It hit me then. That morning at breakfast, my brother had told me something.
He was going to spend the weekend hauling bricks at a construction site so he could buy Mom a birthday present. He'd made me promise not to tell.
And the hospital had said the boy was injured at a construction site.
The age matched too.
My mother blinked, then her brow furrowed.
"What did you just say?"
I held the phone up to her face.
"The hospital sent this photo. The person whose trachea was severed by falling glass at the construction site, the one waiting for me to operate, it's Hal!"
She glanced down at the screen, then slapped the phone out of my hand.
"Bullshit! Your brother's at home playing video games! I saw him this morning!"
"You faked this photo!"
"Mom, just call him! Please, I'm begging you!"
I was on my knees, fists clenched around the fabric of her pants.
"Hal is really hurt! I have to get to the hospital in fifteen minutes! Any later and it'll be too late!"
"Get off me!" She kicked my hands away.
"You'd curse your own brother just to wriggle out of this? Are you even human?!"
"Mom! I'm not lying!"
Tears blurred my vision, streaking hot down my face. "Let me go to the hospital! You'll see for yourself when we get there! If Hal's fine, you can drag me back and do whatever you want to me!"
A few bystanders nearby started whispering among themselves.
"That girl's crying for real..."
"What if it actually is her brother?"
My mother's expression shifted. She whipped around and pointed at them. "What do you people know? This girl's been a liar since she was little!"

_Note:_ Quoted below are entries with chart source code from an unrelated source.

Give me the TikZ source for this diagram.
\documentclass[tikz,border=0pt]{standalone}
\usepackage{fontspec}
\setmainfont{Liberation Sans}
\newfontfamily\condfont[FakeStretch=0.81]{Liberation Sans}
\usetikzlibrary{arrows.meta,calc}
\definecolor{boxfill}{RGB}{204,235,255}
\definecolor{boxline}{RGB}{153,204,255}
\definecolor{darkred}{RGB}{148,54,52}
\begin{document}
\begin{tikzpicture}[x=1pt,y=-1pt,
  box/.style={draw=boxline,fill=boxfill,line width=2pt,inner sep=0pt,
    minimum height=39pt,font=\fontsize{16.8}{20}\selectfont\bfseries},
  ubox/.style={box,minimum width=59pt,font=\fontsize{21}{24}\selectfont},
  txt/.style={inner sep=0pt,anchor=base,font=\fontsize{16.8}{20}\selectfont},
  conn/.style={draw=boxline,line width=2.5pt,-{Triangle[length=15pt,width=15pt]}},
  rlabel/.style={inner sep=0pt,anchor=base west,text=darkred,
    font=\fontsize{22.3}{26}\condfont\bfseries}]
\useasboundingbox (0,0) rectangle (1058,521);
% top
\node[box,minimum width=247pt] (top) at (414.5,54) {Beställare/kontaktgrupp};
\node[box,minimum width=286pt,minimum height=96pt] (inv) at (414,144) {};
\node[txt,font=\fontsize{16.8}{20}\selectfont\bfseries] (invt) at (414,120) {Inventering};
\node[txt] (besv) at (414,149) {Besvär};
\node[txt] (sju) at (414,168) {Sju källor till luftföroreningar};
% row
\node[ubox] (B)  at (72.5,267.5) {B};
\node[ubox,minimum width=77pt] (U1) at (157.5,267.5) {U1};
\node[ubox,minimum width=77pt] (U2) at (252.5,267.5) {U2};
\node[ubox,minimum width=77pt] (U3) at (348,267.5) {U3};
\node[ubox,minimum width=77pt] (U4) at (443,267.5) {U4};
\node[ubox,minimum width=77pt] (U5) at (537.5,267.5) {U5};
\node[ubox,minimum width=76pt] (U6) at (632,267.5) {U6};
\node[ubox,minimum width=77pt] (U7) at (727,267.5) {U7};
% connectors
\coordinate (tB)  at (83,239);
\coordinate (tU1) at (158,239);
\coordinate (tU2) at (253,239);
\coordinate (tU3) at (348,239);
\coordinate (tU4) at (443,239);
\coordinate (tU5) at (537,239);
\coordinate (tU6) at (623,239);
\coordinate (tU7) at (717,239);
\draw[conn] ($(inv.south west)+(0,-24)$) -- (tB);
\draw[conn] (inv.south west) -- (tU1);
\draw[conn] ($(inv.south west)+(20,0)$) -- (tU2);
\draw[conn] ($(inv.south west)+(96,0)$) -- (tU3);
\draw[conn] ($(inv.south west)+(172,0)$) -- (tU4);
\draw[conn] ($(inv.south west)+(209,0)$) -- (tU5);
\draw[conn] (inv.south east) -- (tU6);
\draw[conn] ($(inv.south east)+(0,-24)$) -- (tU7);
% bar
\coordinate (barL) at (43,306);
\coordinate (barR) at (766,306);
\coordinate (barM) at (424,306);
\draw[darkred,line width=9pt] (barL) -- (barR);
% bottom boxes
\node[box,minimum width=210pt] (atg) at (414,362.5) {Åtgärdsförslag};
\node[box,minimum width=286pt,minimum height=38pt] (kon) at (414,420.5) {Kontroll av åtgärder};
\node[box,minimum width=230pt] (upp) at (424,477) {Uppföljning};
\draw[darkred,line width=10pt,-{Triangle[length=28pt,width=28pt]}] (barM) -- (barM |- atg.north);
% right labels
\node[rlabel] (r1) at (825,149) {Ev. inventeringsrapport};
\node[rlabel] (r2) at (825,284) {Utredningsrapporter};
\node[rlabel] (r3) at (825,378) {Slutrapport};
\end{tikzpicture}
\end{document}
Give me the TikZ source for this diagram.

"Now she's cursing her own brother just to get away! I've been too soft on her!"
She turned and glared at the guards.
"What are you standing around for? Take her to drink the medicine! If the gold doesn't come out, that's on you!"
Captain Paulson waved his hand.
"Take her."
Two guards hauled me up off the floor.
I twisted around, straining against them.
"Mom! I'm begging you! You're going to get him killed!"
My mother stood where she was, arms folded across her chest, eyes cold as glass.
"Go on. Keep acting. Let's see how long you can keep this up."
The guards shoved me into a chair and pushed the cup in front of me.
"Quit stalling. You drinking it yourself, or are we pouring it down your throat?"
I drew a long breath.
"Do you have any idea that if that patient dies, you'll be held responsible? What you're doing right now is killing someone."